→ What this task involves: Write out the data below exactly as given, without any of its pictures.

— Begin Supplied data —

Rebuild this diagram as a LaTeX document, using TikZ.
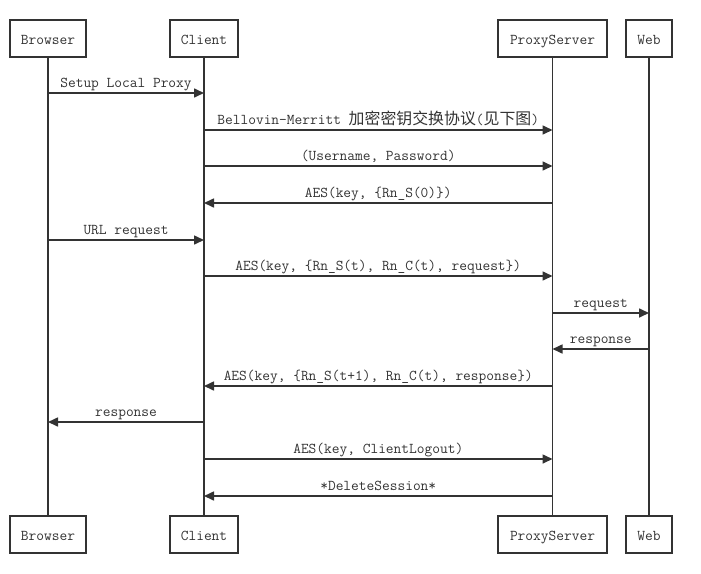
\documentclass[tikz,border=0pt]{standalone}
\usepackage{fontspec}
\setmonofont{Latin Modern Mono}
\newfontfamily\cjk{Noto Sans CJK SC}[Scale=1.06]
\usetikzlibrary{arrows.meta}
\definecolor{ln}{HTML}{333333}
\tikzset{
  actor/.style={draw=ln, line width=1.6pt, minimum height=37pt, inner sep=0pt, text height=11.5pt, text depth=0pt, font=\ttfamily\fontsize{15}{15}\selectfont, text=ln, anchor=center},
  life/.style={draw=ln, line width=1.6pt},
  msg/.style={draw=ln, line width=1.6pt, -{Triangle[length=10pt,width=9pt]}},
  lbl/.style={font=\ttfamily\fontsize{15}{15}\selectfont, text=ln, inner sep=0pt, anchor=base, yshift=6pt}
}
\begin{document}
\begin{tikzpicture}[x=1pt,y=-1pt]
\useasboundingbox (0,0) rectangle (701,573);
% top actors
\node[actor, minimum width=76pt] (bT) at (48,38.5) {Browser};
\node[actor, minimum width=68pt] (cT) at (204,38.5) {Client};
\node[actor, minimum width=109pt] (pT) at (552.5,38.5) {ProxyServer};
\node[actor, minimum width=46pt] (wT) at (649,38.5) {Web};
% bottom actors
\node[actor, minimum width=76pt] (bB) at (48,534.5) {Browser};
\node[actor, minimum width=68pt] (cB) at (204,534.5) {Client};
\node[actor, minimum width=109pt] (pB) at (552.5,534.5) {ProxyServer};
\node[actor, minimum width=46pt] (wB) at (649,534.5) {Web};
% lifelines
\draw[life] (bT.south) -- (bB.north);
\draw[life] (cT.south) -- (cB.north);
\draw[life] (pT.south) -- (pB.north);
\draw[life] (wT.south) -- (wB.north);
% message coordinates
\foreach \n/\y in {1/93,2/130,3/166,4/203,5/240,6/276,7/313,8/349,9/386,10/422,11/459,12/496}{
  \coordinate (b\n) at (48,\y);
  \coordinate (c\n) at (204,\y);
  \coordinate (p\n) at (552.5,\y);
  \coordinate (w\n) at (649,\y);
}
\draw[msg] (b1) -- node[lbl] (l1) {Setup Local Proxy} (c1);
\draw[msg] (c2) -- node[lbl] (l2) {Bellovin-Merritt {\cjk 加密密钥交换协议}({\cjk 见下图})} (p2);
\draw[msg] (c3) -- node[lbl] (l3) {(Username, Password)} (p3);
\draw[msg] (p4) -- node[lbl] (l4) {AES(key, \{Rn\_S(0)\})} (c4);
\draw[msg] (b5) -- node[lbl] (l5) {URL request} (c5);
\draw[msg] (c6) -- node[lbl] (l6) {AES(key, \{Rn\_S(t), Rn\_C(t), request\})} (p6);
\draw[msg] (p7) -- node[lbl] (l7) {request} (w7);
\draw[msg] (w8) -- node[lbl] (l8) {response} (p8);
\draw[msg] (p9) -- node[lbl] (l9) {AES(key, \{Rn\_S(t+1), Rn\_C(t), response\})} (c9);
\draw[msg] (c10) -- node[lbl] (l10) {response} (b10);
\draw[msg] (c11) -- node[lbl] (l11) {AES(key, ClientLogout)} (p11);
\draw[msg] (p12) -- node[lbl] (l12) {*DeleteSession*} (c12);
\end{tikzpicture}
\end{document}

— End Supplied data —

→ Output for this exercise:
Rebuild this diagram as a LaTeX document, using TikZ.
\documentclass[tikz,border=0pt]{standalone}
\usepackage{fontspec}
\setmonofont{Latin Modern Mono}
\newfontfamily\cjk{Noto Sans CJK SC}[Scale=1.06]
\usetikzlibrary{arrows.meta}
\definecolor{ln}{HTML}{333333}
\tikzset{
  actor/.style={draw=ln, line width=1.6pt, minimum height=37pt, inner sep=0pt, text height=11.5pt, text depth=0pt, font=\ttfamily\fontsize{15}{15}\selectfont, text=ln, anchor=center},
  life/.style={draw=ln, line width=1.6pt},
  msg/.style={draw=ln, line width=1.6pt, -{Triangle[length=10pt,width=9pt]}},
  lbl/.style={font=\ttfamily\fontsize{15}{15}\selectfont, text=ln, inner sep=0pt, anchor=base, yshift=6pt}
}
\begin{document}
\begin{tikzpicture}[x=1pt,y=-1pt]
\useasboundingbox (0,0) rectangle (701,573);
% top actors
\node[actor, minimum width=76pt] (bT) at (48,38.5) {Browser};
\node[actor, minimum width=68pt] (cT) at (204,38.5) {Client};
\node[actor, minimum width=109pt] (pT) at (552.5,38.5) {ProxyServer};
\node[actor, minimum width=46pt] (wT) at (649,38.5) {Web};
% bottom actors
\node[actor, minimum width=76pt] (bB) at (48,534.5) {Browser};
\node[actor, minimum width=68pt] (cB) at (204,534.5) {Client};
\node[actor, minimum width=109pt] (pB) at (552.5,534.5) {ProxyServer};
\node[actor, minimum width=46pt] (wB) at (649,534.5) {Web};
% lifelines
\draw[life] (bT.south) -- (bB.north);
\draw[life] (cT.south) -- (cB.north);
\draw[life] (pT.south) -- (pB.north);
\draw[life] (wT.south) -- (wB.north);
% message coordinates
\foreach \n/\y in {1/93,2/130,3/166,4/203,5/240,6/276,7/313,8/349,9/386,10/422,11/459,12/496}{
  \coordinate (b\n) at (48,\y);
  \coordinate (c\n) at (204,\y);
  \coordinate (p\n) at (552.5,\y);
  \coordinate (w\n) at (649,\y);
}
\draw[msg] (b1) -- node[lbl] (l1) {Setup Local Proxy} (c1);
\draw[msg] (c2) -- node[lbl] (l2) {Bellovin-Merritt {\cjk 加密密钥交换协议}({\cjk 见下图})} (p2);
\draw[msg] (c3) -- node[lbl] (l3) {(Username, Password)} (p3);
\draw[msg] (p4) -- node[lbl] (l4) {AES(key, \{Rn\_S(0)\})} (c4);
\draw[msg] (b5) -- node[lbl] (l5) {URL request} (c5);
\draw[msg] (c6) -- node[lbl] (l6) {AES(key, \{Rn\_S(t), Rn\_C(t), request\})} (p6);
\draw[msg] (p7) -- node[lbl] (l7) {request} (w7);
\draw[msg] (w8) -- node[lbl] (l8) {response} (p8);
\draw[msg] (p9) -- node[lbl] (l9) {AES(key, \{Rn\_S(t+1), Rn\_C(t), response\})} (c9);
\draw[msg] (c10) -- node[lbl] (l10) {response} (b10);
\draw[msg] (c11) -- node[lbl] (l11) {AES(key, ClientLogout)} (p11);
\draw[msg] (p12) -- node[lbl] (l12) {*DeleteSession*} (c12);
\end{tikzpicture}
\end{document}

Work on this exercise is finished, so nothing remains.